Sistemin önemli bir diğer yönü ise SGK'nın yaptığı tüm bu ödemeleri, kusurlu bulunan işveren veya diğer sorumlulardan hukuken geri talep etmesi (rücu). Bu mekanizma sayesinde kamu zararı tazmin edilirken, mali yük kamuya değil, kusurlu tarafa yönlendiriliyor. Böylece hem işçi ve ailesi korunuyor hem de adalet sağlanmış oluyor.
Türkiye'nin Modeli Uluslararası Karşılaştırmada Öne Çıkıyor
Birçok gelişmiş ülkede iş kazası ödemeleri özel sigorta poliçelerine veya işveren birliklerine bağlı olarak yürütülüyor. Örneğin ABD'de işverenin sigorta poliçesi bulunmaması halinde işçilerin çoğu zaman hiçbir gelir elde edemediği ve tazminat için uzun yıllar süren davalar açmak zorunda kaldığı biliniyor. İngiltere'de ise devlet doğrudan gelir ya da aylık bağlamıyor.
Türkiye'nin modeli ise, işçi sigortasız çalışıyor olsa bile onu sosyal güvenlik şemsiyesi altına alarak ailesine doğrudan gelir güvencesi sunmasıyla fark yaratıyor. Uzmanlar, bu özelliği nedeniyle uygulamanın, Türkiye'deki sosyal devlet ilkesinin güçlü ve somut bir örneği olduğu görüşünde birleşiyor.

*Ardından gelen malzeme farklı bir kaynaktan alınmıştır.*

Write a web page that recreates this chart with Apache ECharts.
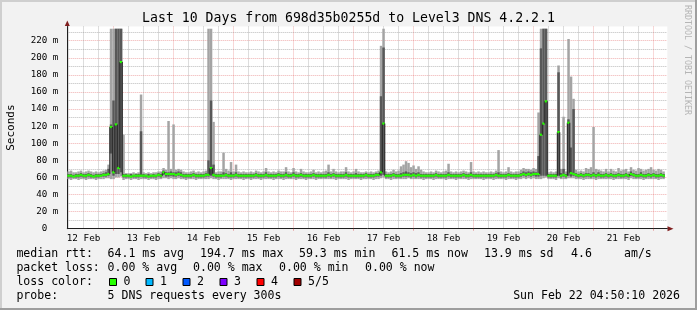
<!DOCTYPE html>
<html><head><meta charset="utf-8">
<script src="https://cdn.jsdelivr.net/npm/echarts@6/dist/echarts.min.js"></script>
<style>html,body{margin:0;padding:0;background:#f2f2f2;}#c{width:697px;height:310px;}</style>
</head><body><div id="c"></div>
<script>
// ---- data: hourly columns (k = hours since Feb 12 05:30) ----
const dayLabels = ['12 Feb','13 Feb','14 Feb','15 Feb','16 Feb','17 Feb','18 Feb','19 Feb','20 Feb','21 Feb'];
const yTickStep = 20;
const median = [
62,62,61,62,62,63,62,62,63,62,61,62,62,62,63,63,64,119,66,122,71,195,62,62,
62,61,62,62,62,62,62,62,61,62,62,62,63,62,66,64,64,64,64,63,64,63,62,62,
62,62,63,62,62,62,62,63,63,71,63,62,62,62,62,63,62,62,62,63,62,62,62,62,
62,62,62,63,62,62,62,63,62,62,62,62,63,62,62,63,62,62,63,62,62,63,62,62,
62,62,63,62,62,62,62,62,63,62,63,62,62,62,62,63,62,62,62,62,62,62,62,63,
62,62,62,63,63,66,123,62,62,62,63,62,62,62,63,63,63,62,63,62,63,62,62,62,
62,62,62,63,62,62,62,62,63,62,62,62,62,62,63,62,62,63,62,62,62,62,62,62,
62,62,62,63,62,62,62,62,63,62,62,62,62,63,64,63,64,63,64,64,64,110,123,149,
62,62,62,62,113,62,63,62,124,65,64,63,62,63,62,63,63,62,63,62,63,62,62,63,
62,63,62,62,63,62,62,63,62,64,63,62,62,63,62,62,63,62,63,62,62,63,62,null];
const pingMin = [
58,57,58,58,57,58,58,57,58,58,58,57,58,58,58,59,59,58,58,60,60,61,57,58,
58,57,58,58,57,58,58,58,57,58,58,57,58,58,59,59,58,59,58,58,59,58,58,57,
58,58,58,57,58,58,58,58,58,59,58,58,57,58,58,58,58,57,58,58,58,58,57,58,
58,57,58,58,58,57,58,58,58,58,57,58,58,58,57,58,58,58,58,57,58,58,58,57,
58,58,58,57,58,58,58,58,58,58,58,57,58,58,58,58,57,58,58,58,58,57,58,58,
58,58,57,58,58,59,60,58,58,57,58,58,58,58,58,58,59,58,58,58,58,58,57,58,
58,58,57,58,58,58,58,57,58,58,58,57,58,58,58,58,57,58,58,58,58,58,57,58,
58,58,57,58,58,58,58,57,58,58,58,57,58,58,59,58,59,58,59,58,58,58,59,60,
58,58,58,57,59,58,58,58,59,59,59,58,58,58,57,58,58,58,58,57,58,58,58,58,
58,58,57,58,58,58,58,58,57,59,58,58,58,58,57,58,58,58,58,58,57,58,58,null];
const pingLow = [
60,60,60,60,60,61,60,60,61,60,60,60,60,61,61,61,62,88,62,64,64,66,60,60,
60,60,60,60,60,61,60,60,60,60,60,60,61,60,63,61,61,62,61,61,62,61,60,60,
60,60,61,60,60,60,60,61,61,62,61,60,60,60,61,61,60,60,60,61,60,60,60,60,
60,60,60,61,60,60,60,61,60,60,60,60,61,60,60,61,60,60,61,60,60,61,60,60,
60,60,61,60,60,60,60,60,61,60,61,60,60,60,60,61,60,60,60,60,60,60,60,61,
60,60,60,61,61,62,63,60,60,60,61,60,60,60,61,61,61,60,61,60,61,60,60,60,
60,60,60,61,60,60,60,60,61,60,60,60,60,60,61,60,60,61,60,60,60,60,60,60,
60,60,60,61,60,60,60,60,61,60,60,60,60,61,62,61,62,61,62,61,61,62,62,62,
60,60,60,60,62,60,61,60,62,61,62,61,60,61,60,61,61,60,61,60,61,60,60,61,
60,61,60,60,61,60,60,61,60,62,61,60,60,61,60,60,61,60,61,60,60,61,60,null];
const pingHigh = [
64,64,63,64,64,65,64,64,65,64,63,64,64,64,65,66,70,122,150,234,234,234,64,64,
63,64,63,64,64,114,64,63,64,63,64,63,65,64,68,66,66,67,66,66,67,66,64,64,
64,64,65,64,64,64,64,65,80,150,75,64,64,64,66,65,64,66,64,66,64,64,64,64,
64,64,64,65,64,64,64,66,64,64,64,64,65,64,64,66,64,64,66,64,64,65,64,64,
64,64,65,64,64,64,64,64,66,64,65,64,64,64,64,66,64,64,64,65,64,64,64,65,
64,64,64,65,65,155,212,64,64,64,65,64,64,65,66,67,66,65,66,65,66,64,64,64,
64,64,64,65,64,64,64,64,66,64,64,64,64,64,65,64,64,66,64,64,64,64,64,64,
64,64,64,65,66,64,64,64,65,64,64,64,64,65,67,66,67,66,67,66,85,211,234,234,
64,64,64,64,183,65,70,64,128,95,140,65,64,65,64,65,65,64,66,64,66,64,64,65,
64,65,64,64,65,64,64,65,64,67,65,64,64,66,64,64,65,64,65,64,64,65,64,null];
const pingMax = [
67,68,66,66,67,68,66,67,68,67,66,67,66,67,68,69,75,234,234,234,234,234,110,65,
65,65,66,65,66,157,66,65,66,65,66,66,67,67,71,69,126,70,122,69,70,69,67,66,
66,67,68,66,67,66,67,68,234,234,125,66,67,67,89,70,68,78,67,75,67,66,67,66,
66,67,66,68,67,66,67,71,67,66,67,66,68,67,67,72,67,66,71,67,66,70,67,66,
66,67,69,66,67,66,67,68,75,67,70,67,66,67,67,72,67,66,67,70,67,66,66,67,
66,67,66,67,68,214,234,67,66,67,69,67,68,73,75,79,77,72,74,70,73,69,67,66,
66,67,66,68,67,66,67,68,76,67,66,67,66,67,68,67,66,78,67,66,67,66,67,66,
66,67,66,68,92,67,66,67,72,67,66,67,67,69,71,70,70,69,71,70,136,234,234,234,
66,67,66,67,191,70,131,67,222,178,152,69,67,68,67,71,70,72,119,70,69,68,67,70,
67,70,68,67,71,68,69,70,67,72,69,68,71,70,68,69,70,72,69,68,70,69,67,null];
const rttStats = ['64.1 ms avg','194.7 ms max','59.3 ms min','61.5 ms now','13.9 ms sd','4.6','am/s'];
const lossStats = ['0.00 % avg','0.00 % max','0.00 % min','0.00 % now'];
const lossColors = [['0','#26ff00'],['1','#00b8ff'],['2','#0059ff'],['3','#7e00ff'],['4','#ff0000'],['5/5','#a10000']];
const probeText = '5 DNS requests every 300s';
const stampText = 'Sun Feb 22 04:50:10 2026';
const titleText = 'Last 10 Days from 698d35b0255d to Level3 DNS 4.2.2.1';

// ---- layout ----
const HOURS = 240, YMAX = 236.6;
const PL = 67.3, PW = 600, PT = 26.5, PH = 202.2;
const FONT = '"DejaVu Sans Mono", monospace';
const LEG = '11.55px ' + FONT;
const slots = Array.from({length: HOURS * 2 + 1}, (_, i) => String(i)); // half-hour slots from 05:30
const isDay = i => i >= 37 && (i - 37) % 48 === 0;
const isSix = i => i >= 1 && (i - 1) % 12 === 0 && !isDay(i);
const isNoon = i => i >= 13 && (i - 13) % 48 === 0;

const smokeData = [], medData = [];
for (let k = 0; k < HOURS; k++) {
  if (median[k] == null) continue;
  smokeData.push([k, pingMin[k], pingLow[k], pingHigh[k], pingMax[k]]);
  const prev = (k > 0 && median[k-1] != null) ? median[k-1] : median[k];
  medData.push([k, median[k], prev]);
}

function renderSmoke(params, api) {
  const k = api.value(0);
  const x0 = api.coord([k, 0])[0], x1 = api.coord([k + 1, 0])[0];
  const y1 = api.coord([k, api.value(1)])[1], y2 = api.coord([k, api.value(2)])[1];
  const y4 = api.coord([k, api.value(3)])[1], y5 = api.coord([k, api.value(4)])[1];
  return {type: 'group', children: [
    {type: 'rect', shape: {x: x0, y: y5, width: x1 - x0, height: y1 - y5}, style: {fill: '#a4a4a4'}},
    {type: 'rect', shape: {x: x0, y: y4, width: x1 - x0, height: y2 - y4}, style: {fill: '#585858'}}
  ]};
}
function renderMed(params, api) {
  const k = api.value(0);
  const x0 = api.coord([k, 0])[0], x1 = api.coord([k + 1, 0])[0];
  const ym = api.coord([k, api.value(1)])[1], yp = api.coord([k, api.value(2)])[1];
  const ch = [];
  if (Math.abs(ym - yp) > 1.5) ch.push({type: 'rect', shape: {x: x0 - 0.5, y: Math.min(ym, yp), width: 1, height: Math.abs(ym - yp)}, style: {fill: '#202020'}});
  ch.push({type: 'rect', shape: {x: x0, y: ym - 1.1, width: x1 - x0, height: 2.2}, style: {fill: '#26ff00'}});
  return {type: 'group', children: ch};
}

const txt = (x, y, text, extra) => Object.assign({type: 'text', x: x, y: y, silent: true,
  style: Object.assign({text: text, font: LEG, fill: '#000', textAlign: 'left', align: 'left', textVerticalAlign: 'middle', verticalAlign: 'middle'}, extra || {})});

const graphics = [
  {type: 'rect', shape: {x: 0, y: 0, width: 697, height: 2}, style: {fill: '#cfcfcf'}, silent: true},
  {type: 'rect', shape: {x: 0, y: 0, width: 2, height: 310}, style: {fill: '#cfcfcf'}, silent: true},
  {type: 'rect', shape: {x: 695, y: 0, width: 2, height: 310}, style: {fill: '#9e9e9e'}, silent: true},
  {type: 'rect', shape: {x: 0, y: 308, width: 697, height: 2}, style: {fill: '#9e9e9e'}, silent: true},
  txt(348.5, 18.5, titleText, {font: '13.2px ' + FONT, textAlign: 'center', align: 'center'}),
  {type: 'text', x: 687, y: 60, rotation: -Math.PI / 2, silent: true,
   style: {text: 'RRDTOOL / TOBI OETIKER', font: '8.3px ' + FONT, fill: '#b5b5b5', textAlign: 'center', align: 'center', textVerticalAlign: 'middle', verticalAlign: 'middle'}},
  {type: 'polygon', shape: {points: [[64.8, 26], [67.3, 20.5], [69.8, 26]]}, style: {fill: '#801f1f'}, silent: true},
  {type: 'polygon', shape: {points: [[667.5, 226.2], [673.5, 228.7], [667.5, 231.2]]}, style: {fill: '#801f1f'}, silent: true},
  txt(16.4, 254, 'median rtt:'),
  txt(107.6, 254, rttStats[0]), txt(200, 254, rttStats[1]), txt(299, 254, rttStats[2]),
  txt(391.5, 254, rttStats[3]), txt(484, 254, rttStats[4]), txt(571, 254, rttStats[5]), txt(624, 254, rttStats[6]),
  txt(16.4, 268, 'packet loss:'),
  txt(107.6, 268, lossStats[0]), txt(193, 268, lossStats[1]), txt(279, 268, lossStats[2]), txt(365, 268, lossStats[3]),
  txt(16.4, 282, 'loss color:'),
  txt(16.4, 296, 'probe:'), txt(107.6, 296, probeText),
  txt(680, 296, stampText, {textAlign: 'right', align: 'right'})
];
const boxX = [109, 145.5, 182.5, 219.5, 256.5, 293.5];
lossColors.forEach((lc, i) => {
  graphics.push({type: 'rect', shape: {x: boxX[i] + 0.5, y: 278.5, width: 7, height: 7}, style: {fill: lc[1], stroke: '#000', lineWidth: 1}, silent: true});
  graphics.push(txt(boxX[i] + 14.6, 282, lc[0]));
});

const chart = echarts.init(document.getElementById('c'), null, {renderer: 'canvas'});
chart.setOption({
  animation: false,
  backgroundColor: '#f2f2f2',
  grid: [
    {left: PL, top: PT, width: PW, height: PH, show: true, backgroundColor: '#ffffff', borderWidth: 0, containLabel: false, outerBoundsMode: 'none'},
    {left: PL, top: PT, width: PW, height: PH - 10 * PH / YMAX, show: false, containLabel: false, outerBoundsMode: 'none'}
  ],
  xAxis: [
    {type: 'value', gridIndex: 0, min: 0, max: HOURS, show: false},
    {type: 'category', gridIndex: 0, data: slots, boundaryGap: false, position: 'bottom',
     axisLine: {show: true, lineStyle: {color: '#1f1f1f', width: 1}},
     axisTick: {show: true, interval: (i) => isDay(i), length: 2, lineStyle: {color: 'rgba(222,79,79,0.5)'}},
     axisLabel: {show: true, interval: (i) => isNoon(i), margin: 5,
       formatter: (v, i) => dayLabels[(i - 13) / 48] || '', fontFamily: FONT, fontSize: 9.3, color: '#000'},
     splitLine: {show: true, interval: (i) => isSix(i), lineStyle: {color: 'rgba(143,143,143,0.6)', type: [1, 1], width: 1}}},
    {type: 'category', gridIndex: 0, data: slots, boundaryGap: false,
     axisLine: {show: false}, axisTick: {show: false}, axisLabel: {show: false},
     splitLine: {show: true, interval: (i) => isDay(i), lineStyle: {color: 'rgba(222,79,79,0.45)', type: [1, 1], width: 1}}},
    {type: 'value', gridIndex: 1, min: 0, max: 1, show: false}
  ],
  yAxis: [
    {type: 'value', gridIndex: 0, min: 0, max: YMAX, interval: yTickStep,
     name: 'Seconds', nameLocation: 'middle', nameRotate: 90, nameGap: 51,
     nameTextStyle: {fontFamily: FONT, fontSize: 11, color: '#000'},
     axisLine: {show: true, lineStyle: {color: '#1f1f1f', width: 1}},
     axisTick: {show: false},
     axisLabel: {margin: 9, fontFamily: FONT, fontSize: 9.2, color: '#000', showMaxLabel: false,
       formatter: v => (v % yTickStep !== 0) ? '' : (v === 0 ? '0  ' : v + ' m')},
     splitLine: {show: true, showMinLine: false, showMaxLine: false, lineStyle: {color: 'rgba(222,79,79,0.45)', type: [1, 1], width: 1}}},
    {type: 'value', gridIndex: 1, min: 10, max: YMAX, interval: 20,
     axisLine: {show: false}, axisTick: {show: false}, axisLabel: {show: false},
     splitLine: {show: true, showMaxLine: false, lineStyle: {color: 'rgba(143,143,143,0.6)', type: [1, 1], width: 1}}}
  ],
  series: [
    {type: 'custom', xAxisIndex: 0, yAxisIndex: 0, renderItem: renderSmoke, data: smokeData, encode: {x: 0, y: [1, 4]}, z: 2, silent: true},
    {type: 'custom', xAxisIndex: 0, yAxisIndex: 0, renderItem: renderMed, data: medData, encode: {x: 0, y: 1}, z: 3, silent: true}
  ],
  graphic: graphics
});
</script></body></html>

Sonuç olarak, SGK'nın sigortasız işçileri iş kazası anında kapsama alanına dahil etme uygulaması, çalışanı merkeze alan, mağduriyeti önlemeyi hedefleyen ve aileyi koruyan bir sosyal güvenlik yapısı sunuyor. Sistem, sadece işçiyi değil, aynı zamanda kusurlu işvereni de sorumluluğu altına alarak dengeli bir koruma sağlıyor.